A native of Brooklyn who attended Poly Prep and played varsity baseball at Rutgers, Hasty helped build LITE (Let’s Innovate Through Education) while serving in the corps of TFA in Memphis, Tennessee.
In 2016 Forbes Magazine named LITE one of the 20 ideas that could change the world.
Hasty spent a year as Fulbright Scholar in Poland, researching entrepreneurship and financing structures for new businesses in a country that, he says, spends less on education than the U.S., but gets better results.
“I wanted to understand how they were creating such skilled workers, and what was being done to turn skill into economic growth and high paying jobs,” he said.
Returning to Memphis after the Fulbright year, he has focused on creating a LITE model adaptable to other cities. Meanwhile, the results of LITE have been “a beacon and blessing in Memphis,” according to Michael Scruggs, community activist and member of LITE board. “This kid from Brooklyn deserves the key to the city.”

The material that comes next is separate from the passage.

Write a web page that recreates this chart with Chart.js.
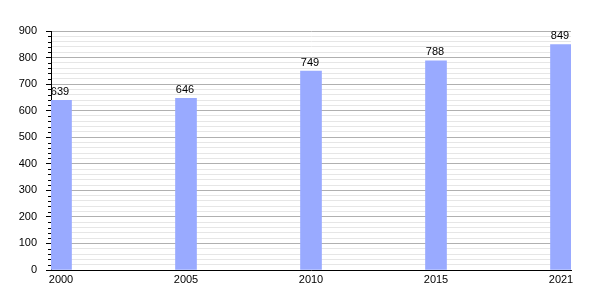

LITE provides seed funding to minority students at age 17 as they launch businesses through a 4-month incubator and develop critical 21st-century skills like design thinking, branding, basic accounting, customer discovery, social media marketing and pitching.
In college, LITE matches Innovation Fellows (alumni of the incubator) with paid internships and pays to support students through a team-based prototyping curriculum in collaboration with University of Memphis’ Crews Center for Entrepreneurship.
After college, LITE matches alumni with mentoring, coaching, and access to capital networks.
Since 2014, 2,500 students have participated in their workshops, and 179 ventures have been launched through the intensive four-month incubator. 92% of students showed significant growth in 21st-century career skills. 100% of LITE students have been accepted to 4-year colleges and 97.9% are on track to graduate with higher education credentials. As of the last tracking, LITE students averaged $120,000 in merit scholarships to college.
LITE was named one of five most innovative grassroots organizations driving change by The Atlantic Magazine and Allstate (2018) and was named one of the five most innovative ideas in teaching by Teach For America (2015).